### YOUR TASK
Starting at the first line of the data, please print exactly those lines through the one that holds "0.44, 0.375, 0.325]", omitting every picture.

### MATERIAL PROVIDED
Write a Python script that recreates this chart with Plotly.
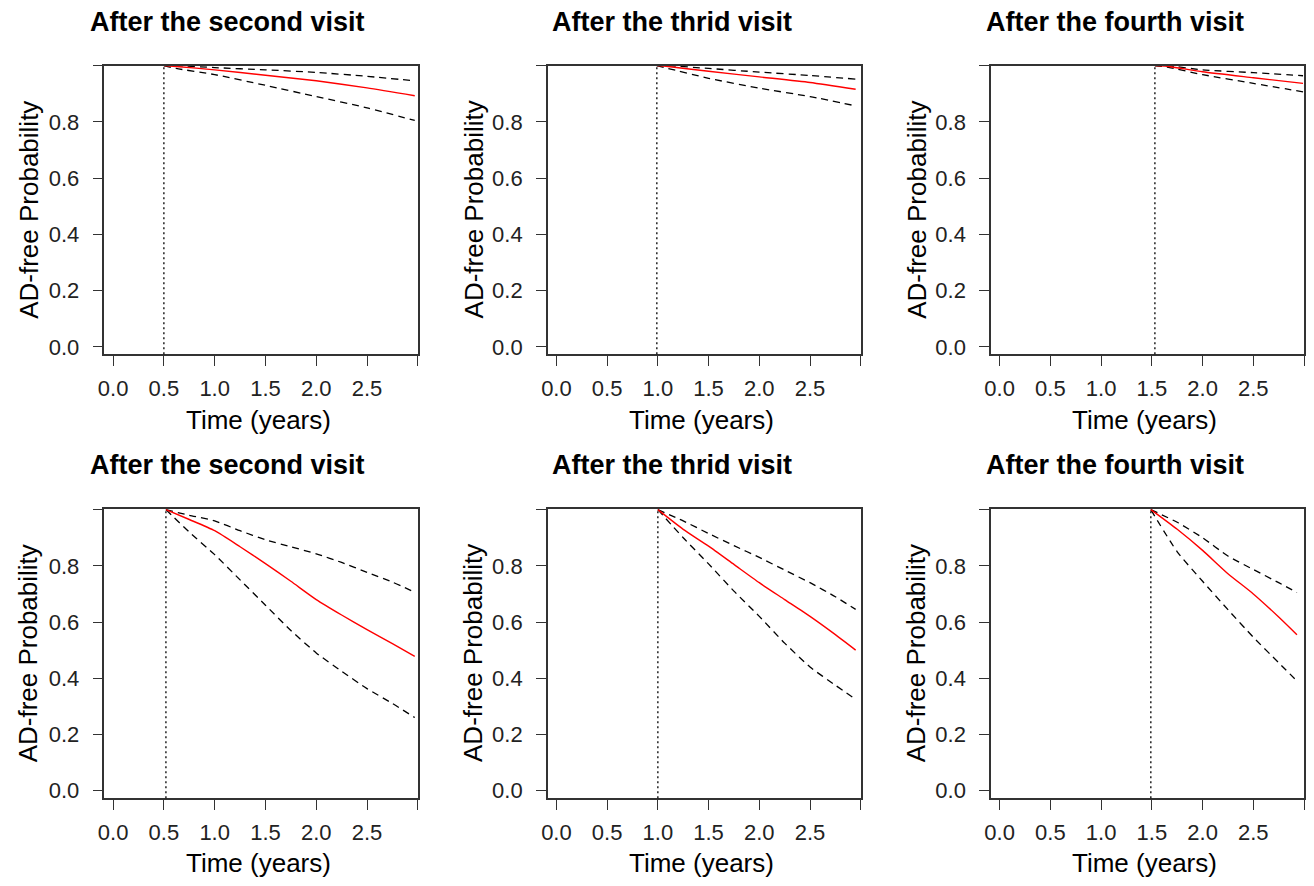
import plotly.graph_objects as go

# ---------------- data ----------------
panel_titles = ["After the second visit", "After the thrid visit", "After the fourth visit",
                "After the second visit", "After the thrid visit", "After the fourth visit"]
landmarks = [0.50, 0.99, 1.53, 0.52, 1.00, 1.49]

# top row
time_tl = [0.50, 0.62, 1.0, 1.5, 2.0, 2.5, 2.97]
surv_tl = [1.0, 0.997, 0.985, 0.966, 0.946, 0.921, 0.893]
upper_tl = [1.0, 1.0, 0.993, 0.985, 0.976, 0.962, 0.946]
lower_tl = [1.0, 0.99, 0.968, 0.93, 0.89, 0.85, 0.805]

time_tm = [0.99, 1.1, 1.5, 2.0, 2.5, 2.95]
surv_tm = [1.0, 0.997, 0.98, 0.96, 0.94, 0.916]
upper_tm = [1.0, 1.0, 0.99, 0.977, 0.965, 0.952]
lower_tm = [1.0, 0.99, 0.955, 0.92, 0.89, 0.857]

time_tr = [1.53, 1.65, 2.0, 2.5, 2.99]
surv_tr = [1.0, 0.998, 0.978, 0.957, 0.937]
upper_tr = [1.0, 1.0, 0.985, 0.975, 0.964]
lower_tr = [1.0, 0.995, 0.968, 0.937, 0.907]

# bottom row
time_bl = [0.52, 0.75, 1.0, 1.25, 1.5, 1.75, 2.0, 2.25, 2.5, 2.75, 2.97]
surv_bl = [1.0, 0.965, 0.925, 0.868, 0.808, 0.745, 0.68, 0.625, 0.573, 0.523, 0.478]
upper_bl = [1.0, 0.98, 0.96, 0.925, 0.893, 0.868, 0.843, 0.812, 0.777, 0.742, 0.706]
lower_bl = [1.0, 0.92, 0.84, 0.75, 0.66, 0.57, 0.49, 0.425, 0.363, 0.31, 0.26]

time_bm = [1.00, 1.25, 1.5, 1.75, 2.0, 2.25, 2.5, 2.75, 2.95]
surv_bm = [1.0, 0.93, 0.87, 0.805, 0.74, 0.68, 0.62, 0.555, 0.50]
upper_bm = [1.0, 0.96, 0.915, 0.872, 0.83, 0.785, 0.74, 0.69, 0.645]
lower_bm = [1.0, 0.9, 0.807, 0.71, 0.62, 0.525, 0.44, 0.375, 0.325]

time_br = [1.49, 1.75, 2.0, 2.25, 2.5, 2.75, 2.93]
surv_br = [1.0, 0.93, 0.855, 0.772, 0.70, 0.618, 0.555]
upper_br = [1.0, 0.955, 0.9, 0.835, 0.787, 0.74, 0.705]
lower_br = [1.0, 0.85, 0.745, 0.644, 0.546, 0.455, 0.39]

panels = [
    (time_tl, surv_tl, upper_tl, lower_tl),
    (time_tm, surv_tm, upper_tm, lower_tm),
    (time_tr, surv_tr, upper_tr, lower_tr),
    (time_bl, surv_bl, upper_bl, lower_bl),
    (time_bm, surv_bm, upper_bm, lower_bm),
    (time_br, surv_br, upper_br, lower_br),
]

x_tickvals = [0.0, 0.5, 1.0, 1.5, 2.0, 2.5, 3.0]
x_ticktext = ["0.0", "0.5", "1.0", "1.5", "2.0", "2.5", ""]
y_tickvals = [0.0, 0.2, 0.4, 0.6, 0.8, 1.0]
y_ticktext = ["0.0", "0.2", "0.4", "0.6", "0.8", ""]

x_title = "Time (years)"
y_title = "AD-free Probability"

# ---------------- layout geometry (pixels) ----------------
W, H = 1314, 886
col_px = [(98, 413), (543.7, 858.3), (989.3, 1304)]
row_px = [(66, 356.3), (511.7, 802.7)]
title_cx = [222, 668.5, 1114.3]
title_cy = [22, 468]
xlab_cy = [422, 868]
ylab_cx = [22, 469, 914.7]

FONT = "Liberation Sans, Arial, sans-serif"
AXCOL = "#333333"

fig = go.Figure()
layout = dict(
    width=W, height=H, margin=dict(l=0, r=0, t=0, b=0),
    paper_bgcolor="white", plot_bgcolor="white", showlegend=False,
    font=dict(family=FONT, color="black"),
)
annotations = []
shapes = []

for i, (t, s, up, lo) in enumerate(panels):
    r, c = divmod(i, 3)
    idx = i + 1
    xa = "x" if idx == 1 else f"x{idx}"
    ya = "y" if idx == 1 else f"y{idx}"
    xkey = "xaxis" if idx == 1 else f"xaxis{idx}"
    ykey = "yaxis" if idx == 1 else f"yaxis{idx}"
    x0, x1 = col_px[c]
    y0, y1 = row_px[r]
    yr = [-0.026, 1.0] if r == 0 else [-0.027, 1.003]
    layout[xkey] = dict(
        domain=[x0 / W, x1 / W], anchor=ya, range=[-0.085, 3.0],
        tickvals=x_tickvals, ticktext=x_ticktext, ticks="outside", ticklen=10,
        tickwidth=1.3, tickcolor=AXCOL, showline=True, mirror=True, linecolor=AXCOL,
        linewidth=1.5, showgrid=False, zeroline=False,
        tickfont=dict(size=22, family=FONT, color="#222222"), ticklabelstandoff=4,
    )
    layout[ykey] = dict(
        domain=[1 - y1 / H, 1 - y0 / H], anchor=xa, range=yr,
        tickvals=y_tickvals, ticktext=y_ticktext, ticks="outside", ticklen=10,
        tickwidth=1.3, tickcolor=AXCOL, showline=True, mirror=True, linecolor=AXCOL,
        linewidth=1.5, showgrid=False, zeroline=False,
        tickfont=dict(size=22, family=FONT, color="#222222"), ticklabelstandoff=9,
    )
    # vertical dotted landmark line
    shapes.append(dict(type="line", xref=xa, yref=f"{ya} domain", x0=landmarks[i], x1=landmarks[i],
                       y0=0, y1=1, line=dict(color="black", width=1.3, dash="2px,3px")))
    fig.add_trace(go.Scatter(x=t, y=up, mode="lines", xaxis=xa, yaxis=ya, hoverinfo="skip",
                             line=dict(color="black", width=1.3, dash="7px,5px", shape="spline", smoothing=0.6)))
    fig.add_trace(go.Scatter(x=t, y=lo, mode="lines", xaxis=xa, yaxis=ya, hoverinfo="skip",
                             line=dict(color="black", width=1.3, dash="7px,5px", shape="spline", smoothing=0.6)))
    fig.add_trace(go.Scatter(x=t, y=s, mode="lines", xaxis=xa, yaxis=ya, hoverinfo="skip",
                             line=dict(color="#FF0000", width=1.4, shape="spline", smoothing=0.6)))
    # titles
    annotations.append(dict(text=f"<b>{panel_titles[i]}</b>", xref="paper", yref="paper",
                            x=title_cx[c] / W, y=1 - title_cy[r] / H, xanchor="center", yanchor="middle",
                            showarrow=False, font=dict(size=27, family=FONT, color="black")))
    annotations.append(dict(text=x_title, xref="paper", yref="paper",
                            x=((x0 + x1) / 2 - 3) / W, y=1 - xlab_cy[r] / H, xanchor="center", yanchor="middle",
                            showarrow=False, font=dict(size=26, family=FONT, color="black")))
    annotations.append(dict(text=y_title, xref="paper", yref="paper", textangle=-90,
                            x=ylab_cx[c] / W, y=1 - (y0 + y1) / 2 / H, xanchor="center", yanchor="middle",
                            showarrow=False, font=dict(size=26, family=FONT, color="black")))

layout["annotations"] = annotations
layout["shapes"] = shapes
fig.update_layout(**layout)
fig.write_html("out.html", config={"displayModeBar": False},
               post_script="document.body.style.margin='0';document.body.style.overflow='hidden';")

### RESULT FOR THIS EXERCISE
Write a Python script that recreates this chart with Plotly.
import plotly.graph_objects as go

# ---------------- data ----------------
panel_titles = ["After the second visit", "After the thrid visit", "After the fourth visit",
                "After the second visit", "After the thrid visit", "After the fourth visit"]
landmarks = [0.50, 0.99, 1.53, 0.52, 1.00, 1.49]

# top row
time_tl = [0.50, 0.62, 1.0, 1.5, 2.0, 2.5, 2.97]
surv_tl = [1.0, 0.997, 0.985, 0.966, 0.946, 0.921, 0.893]
upper_tl = [1.0, 1.0, 0.993, 0.985, 0.976, 0.962, 0.946]
lower_tl = [1.0, 0.99, 0.968, 0.93, 0.89, 0.85, 0.805]

time_tm = [0.99, 1.1, 1.5, 2.0, 2.5, 2.95]
surv_tm = [1.0, 0.997, 0.98, 0.96, 0.94, 0.916]
upper_tm = [1.0, 1.0, 0.99, 0.977, 0.965, 0.952]
lower_tm = [1.0, 0.99, 0.955, 0.92, 0.89, 0.857]

time_tr = [1.53, 1.65, 2.0, 2.5, 2.99]
surv_tr = [1.0, 0.998, 0.978, 0.957, 0.937]
upper_tr = [1.0, 1.0, 0.985, 0.975, 0.964]
lower_tr = [1.0, 0.995, 0.968, 0.937, 0.907]

# bottom row
time_bl = [0.52, 0.75, 1.0, 1.25, 1.5, 1.75, 2.0, 2.25, 2.5, 2.75, 2.97]
surv_bl = [1.0, 0.965, 0.925, 0.868, 0.808, 0.745, 0.68, 0.625, 0.573, 0.523, 0.478]
upper_bl = [1.0, 0.98, 0.96, 0.925, 0.893, 0.868, 0.843, 0.812, 0.777, 0.742, 0.706]
lower_bl = [1.0, 0.92, 0.84, 0.75, 0.66, 0.57, 0.49, 0.425, 0.363, 0.31, 0.26]

time_bm = [1.00, 1.25, 1.5, 1.75, 2.0, 2.25, 2.5, 2.75, 2.95]
surv_bm = [1.0, 0.93, 0.87, 0.805, 0.74, 0.68, 0.62, 0.555, 0.50]
upper_bm = [1.0, 0.96, 0.915, 0.872, 0.83, 0.785, 0.74, 0.69, 0.645]
lower_bm = [1.0, 0.9, 0.807, 0.71, 0.62, 0.525, 0.44, 0.375, 0.325]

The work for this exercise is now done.